• Given data:
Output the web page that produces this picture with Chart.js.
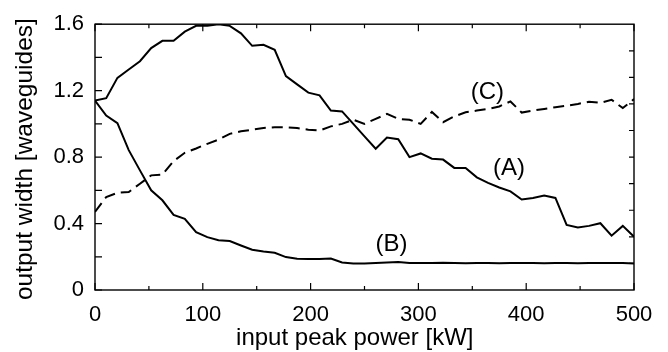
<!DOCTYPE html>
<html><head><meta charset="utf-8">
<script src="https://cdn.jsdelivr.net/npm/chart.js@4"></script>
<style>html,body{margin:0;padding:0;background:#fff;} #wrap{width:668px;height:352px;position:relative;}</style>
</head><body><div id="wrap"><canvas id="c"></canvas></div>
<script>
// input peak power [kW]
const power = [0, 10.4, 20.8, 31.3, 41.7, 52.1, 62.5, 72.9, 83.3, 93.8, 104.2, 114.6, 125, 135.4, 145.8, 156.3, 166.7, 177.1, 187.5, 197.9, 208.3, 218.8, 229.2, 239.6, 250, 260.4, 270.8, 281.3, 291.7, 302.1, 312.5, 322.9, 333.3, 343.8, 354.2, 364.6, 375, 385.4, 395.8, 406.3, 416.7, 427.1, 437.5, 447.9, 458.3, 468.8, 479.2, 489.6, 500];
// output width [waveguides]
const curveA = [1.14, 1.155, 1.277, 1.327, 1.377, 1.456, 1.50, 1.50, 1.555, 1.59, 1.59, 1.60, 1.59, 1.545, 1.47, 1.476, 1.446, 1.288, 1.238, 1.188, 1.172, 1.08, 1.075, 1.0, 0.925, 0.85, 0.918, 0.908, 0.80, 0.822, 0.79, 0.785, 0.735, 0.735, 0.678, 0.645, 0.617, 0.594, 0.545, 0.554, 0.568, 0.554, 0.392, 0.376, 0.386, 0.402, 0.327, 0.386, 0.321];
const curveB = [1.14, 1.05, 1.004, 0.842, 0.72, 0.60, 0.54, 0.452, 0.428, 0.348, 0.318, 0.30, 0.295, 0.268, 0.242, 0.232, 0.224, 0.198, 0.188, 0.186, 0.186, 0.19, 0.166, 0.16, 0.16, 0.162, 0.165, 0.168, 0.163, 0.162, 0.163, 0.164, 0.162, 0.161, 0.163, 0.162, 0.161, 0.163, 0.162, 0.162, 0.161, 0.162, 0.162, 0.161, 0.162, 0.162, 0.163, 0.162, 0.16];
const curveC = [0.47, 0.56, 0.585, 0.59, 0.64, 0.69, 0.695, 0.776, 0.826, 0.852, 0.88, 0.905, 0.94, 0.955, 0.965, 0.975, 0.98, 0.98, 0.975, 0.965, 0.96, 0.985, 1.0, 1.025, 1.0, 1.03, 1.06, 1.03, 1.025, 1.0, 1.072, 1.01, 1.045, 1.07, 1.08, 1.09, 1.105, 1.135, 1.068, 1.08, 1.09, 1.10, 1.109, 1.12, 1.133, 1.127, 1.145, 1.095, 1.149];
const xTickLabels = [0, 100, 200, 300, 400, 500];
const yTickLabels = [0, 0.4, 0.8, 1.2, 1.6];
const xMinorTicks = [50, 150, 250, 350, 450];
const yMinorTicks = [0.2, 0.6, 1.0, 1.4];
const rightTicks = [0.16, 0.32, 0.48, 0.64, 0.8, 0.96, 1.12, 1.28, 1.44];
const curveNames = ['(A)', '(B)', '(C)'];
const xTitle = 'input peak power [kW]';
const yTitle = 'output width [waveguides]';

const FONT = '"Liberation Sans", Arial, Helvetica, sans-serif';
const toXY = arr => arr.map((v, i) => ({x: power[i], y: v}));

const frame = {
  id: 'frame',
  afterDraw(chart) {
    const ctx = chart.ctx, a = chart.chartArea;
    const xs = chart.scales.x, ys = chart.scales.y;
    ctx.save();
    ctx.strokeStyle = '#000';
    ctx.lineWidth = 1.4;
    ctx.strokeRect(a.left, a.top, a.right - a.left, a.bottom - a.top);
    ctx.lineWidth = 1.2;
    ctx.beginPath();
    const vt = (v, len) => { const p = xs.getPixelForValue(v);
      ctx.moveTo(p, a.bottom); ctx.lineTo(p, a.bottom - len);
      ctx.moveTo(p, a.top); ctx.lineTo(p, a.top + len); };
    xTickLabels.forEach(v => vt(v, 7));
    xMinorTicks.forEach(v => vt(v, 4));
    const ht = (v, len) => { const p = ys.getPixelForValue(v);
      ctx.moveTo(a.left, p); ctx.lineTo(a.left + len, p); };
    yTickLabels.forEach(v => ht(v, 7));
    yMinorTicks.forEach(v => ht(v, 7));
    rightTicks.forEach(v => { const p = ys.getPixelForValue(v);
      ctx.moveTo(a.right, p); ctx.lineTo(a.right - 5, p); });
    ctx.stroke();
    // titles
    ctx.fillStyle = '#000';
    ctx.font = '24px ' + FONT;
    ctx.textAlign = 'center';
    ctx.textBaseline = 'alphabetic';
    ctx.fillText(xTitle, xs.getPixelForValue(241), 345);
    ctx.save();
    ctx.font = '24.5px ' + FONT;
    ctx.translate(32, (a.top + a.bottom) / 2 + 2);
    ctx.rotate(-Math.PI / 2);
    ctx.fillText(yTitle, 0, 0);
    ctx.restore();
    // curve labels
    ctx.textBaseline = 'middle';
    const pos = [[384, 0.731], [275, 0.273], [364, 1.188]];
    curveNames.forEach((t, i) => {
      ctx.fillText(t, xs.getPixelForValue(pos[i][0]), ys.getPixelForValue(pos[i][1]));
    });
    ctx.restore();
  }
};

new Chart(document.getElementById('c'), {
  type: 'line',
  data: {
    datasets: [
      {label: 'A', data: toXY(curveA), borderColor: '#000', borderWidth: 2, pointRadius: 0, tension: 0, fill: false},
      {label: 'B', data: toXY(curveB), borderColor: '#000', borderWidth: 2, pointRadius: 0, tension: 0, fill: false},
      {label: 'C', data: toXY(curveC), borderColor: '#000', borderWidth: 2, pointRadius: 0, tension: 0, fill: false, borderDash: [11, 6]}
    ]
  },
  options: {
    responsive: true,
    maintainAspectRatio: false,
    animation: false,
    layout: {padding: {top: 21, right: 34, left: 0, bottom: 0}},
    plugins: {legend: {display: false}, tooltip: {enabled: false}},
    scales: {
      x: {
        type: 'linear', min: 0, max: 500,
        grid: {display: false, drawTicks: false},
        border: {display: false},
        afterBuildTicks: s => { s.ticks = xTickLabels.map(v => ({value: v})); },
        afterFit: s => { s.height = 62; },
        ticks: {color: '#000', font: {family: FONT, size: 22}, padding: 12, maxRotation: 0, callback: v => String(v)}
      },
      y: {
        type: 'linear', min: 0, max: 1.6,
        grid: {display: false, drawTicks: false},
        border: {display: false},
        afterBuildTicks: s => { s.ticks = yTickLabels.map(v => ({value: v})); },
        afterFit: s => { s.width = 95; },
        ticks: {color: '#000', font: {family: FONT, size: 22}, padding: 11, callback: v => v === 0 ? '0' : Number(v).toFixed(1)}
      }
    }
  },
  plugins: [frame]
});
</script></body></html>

• Aim: Repeat the lines above exactly, and keep every picture out.

• Finished task:
Output the web page that produces this picture with Chart.js.
<!DOCTYPE html>
<html><head><meta charset="utf-8">
<script src="https://cdn.jsdelivr.net/npm/chart.js@4"></script>
<style>html,body{margin:0;padding:0;background:#fff;} #wrap{width:668px;height:352px;position:relative;}</style>
</head><body><div id="wrap"><canvas id="c"></canvas></div>
<script>
// input peak power [kW]
const power = [0, 10.4, 20.8, 31.3, 41.7, 52.1, 62.5, 72.9, 83.3, 93.8, 104.2, 114.6, 125, 135.4, 145.8, 156.3, 166.7, 177.1, 187.5, 197.9, 208.3, 218.8, 229.2, 239.6, 250, 260.4, 270.8, 281.3, 291.7, 302.1, 312.5, 322.9, 333.3, 343.8, 354.2, 364.6, 375, 385.4, 395.8, 406.3, 416.7, 427.1, 437.5, 447.9, 458.3, 468.8, 479.2, 489.6, 500];
// output width [waveguides]
const curveA = [1.14, 1.155, 1.277, 1.327, 1.377, 1.456, 1.50, 1.50, 1.555, 1.59, 1.59, 1.60, 1.59, 1.545, 1.47, 1.476, 1.446, 1.288, 1.238, 1.188, 1.172, 1.08, 1.075, 1.0, 0.925, 0.85, 0.918, 0.908, 0.80, 0.822, 0.79, 0.785, 0.735, 0.735, 0.678, 0.645, 0.617, 0.594, 0.545, 0.554, 0.568, 0.554, 0.392, 0.376, 0.386, 0.402, 0.327, 0.386, 0.321];
const curveB = [1.14, 1.05, 1.004, 0.842, 0.72, 0.60, 0.54, 0.452, 0.428, 0.348, 0.318, 0.30, 0.295, 0.268, 0.242, 0.232, 0.224, 0.198, 0.188, 0.186, 0.186, 0.19, 0.166, 0.16, 0.16, 0.162, 0.165, 0.168, 0.163, 0.162, 0.163, 0.164, 0.162, 0.161, 0.163, 0.162, 0.161, 0.163, 0.162, 0.162, 0.161, 0.162, 0.162, 0.161, 0.162, 0.162, 0.163, 0.162, 0.16];
const curveC = [0.47, 0.56, 0.585, 0.59, 0.64, 0.69, 0.695, 0.776, 0.826, 0.852, 0.88, 0.905, 0.94, 0.955, 0.965, 0.975, 0.98, 0.98, 0.975, 0.965, 0.96, 0.985, 1.0, 1.025, 1.0, 1.03, 1.06, 1.03, 1.025, 1.0, 1.072, 1.01, 1.045, 1.07, 1.08, 1.09, 1.105, 1.135, 1.068, 1.08, 1.09, 1.10, 1.109, 1.12, 1.133, 1.127, 1.145, 1.095, 1.149];
const xTickLabels = [0, 100, 200, 300, 400, 500];
const yTickLabels = [0, 0.4, 0.8, 1.2, 1.6];
const xMinorTicks = [50, 150, 250, 350, 450];
const yMinorTicks = [0.2, 0.6, 1.0, 1.4];
const rightTicks = [0.16, 0.32, 0.48, 0.64, 0.8, 0.96, 1.12, 1.28, 1.44];
const curveNames = ['(A)', '(B)', '(C)'];
const xTitle = 'input peak power [kW]';
const yTitle = 'output width [waveguides]';

const FONT = '"Liberation Sans", Arial, Helvetica, sans-serif';
const toXY = arr => arr.map((v, i) => ({x: power[i], y: v}));

const frame = {
  id: 'frame',
  afterDraw(chart) {
    const ctx = chart.ctx, a = chart.chartArea;
    const xs = chart.scales.x, ys = chart.scales.y;
    ctx.save();
    ctx.strokeStyle = '#000';
    ctx.lineWidth = 1.4;
    ctx.strokeRect(a.left, a.top, a.right - a.left, a.bottom - a.top);
    ctx.lineWidth = 1.2;
    ctx.beginPath();
    const vt = (v, len) => { const p = xs.getPixelForValue(v);
      ctx.moveTo(p, a.bottom); ctx.lineTo(p, a.bottom - len);
      ctx.moveTo(p, a.top); ctx.lineTo(p, a.top + len); };
    xTickLabels.forEach(v => vt(v, 7));
    xMinorTicks.forEach(v => vt(v, 4));
    const ht = (v, len) => { const p = ys.getPixelForValue(v);
      ctx.moveTo(a.left, p); ctx.lineTo(a.left + len, p); };
    yTickLabels.forEach(v => ht(v, 7));
    yMinorTicks.forEach(v => ht(v, 7));
    rightTicks.forEach(v => { const p = ys.getPixelForValue(v);
      ctx.moveTo(a.right, p); ctx.lineTo(a.right - 5, p); });
    ctx.stroke();
    // titles
    ctx.fillStyle = '#000';
    ctx.font = '24px ' + FONT;
    ctx.textAlign = 'center';
    ctx.textBaseline = 'alphabetic';
    ctx.fillText(xTitle, xs.getPixelForValue(241), 345);
    ctx.save();
    ctx.font = '24.5px ' + FONT;
    ctx.translate(32, (a.top + a.bottom) / 2 + 2);
    ctx.rotate(-Math.PI / 2);
    ctx.fillText(yTitle, 0, 0);
    ctx.restore();
    // curve labels
    ctx.textBaseline = 'middle';
    const pos = [[384, 0.731], [275, 0.273], [364, 1.188]];
    curveNames.forEach((t, i) => {
      ctx.fillText(t, xs.getPixelForValue(pos[i][0]), ys.getPixelForValue(pos[i][1]));
    });
    ctx.restore();
  }
};

new Chart(document.getElementById('c'), {
  type: 'line',
  data: {
    datasets: [
      {label: 'A', data: toXY(curveA), borderColor: '#000', borderWidth: 2, pointRadius: 0, tension: 0, fill: false},
      {label: 'B', data: toXY(curveB), borderColor: '#000', borderWidth: 2, pointRadius: 0, tension: 0, fill: false},
      {label: 'C', data: toXY(curveC), borderColor: '#000', borderWidth: 2, pointRadius: 0, tension: 0, fill: false, borderDash: [11, 6]}
    ]
  },
  options: {
    responsive: true,
    maintainAspectRatio: false,
    animation: false,
    layout: {padding: {top: 21, right: 34, left: 0, bottom: 0}},
    plugins: {legend: {display: false}, tooltip: {enabled: false}},
    scales: {
      x: {
        type: 'linear', min: 0, max: 500,
        grid: {display: false, drawTicks: false},
        border: {display: false},
        afterBuildTicks: s => { s.ticks = xTickLabels.map(v => ({value: v})); },
        afterFit: s => { s.height = 62; },
        ticks: {color: '#000', font: {family: FONT, size: 22}, padding: 12, maxRotation: 0, callback: v => String(v)}
      },
      y: {
        type: 'linear', min: 0, max: 1.6,
        grid: {display: false, drawTicks: false},
        border: {display: false},
        afterBuildTicks: s => { s.ticks = yTickLabels.map(v => ({value: v})); },
        afterFit: s => { s.width = 95; },
        ticks: {color: '#000', font: {family: FONT, size: 22}, padding: 11, callback: v => v === 0 ? '0' : Number(v).toFixed(1)}
      }
    }
  },
  plugins: [frame]
});
</script></body></html>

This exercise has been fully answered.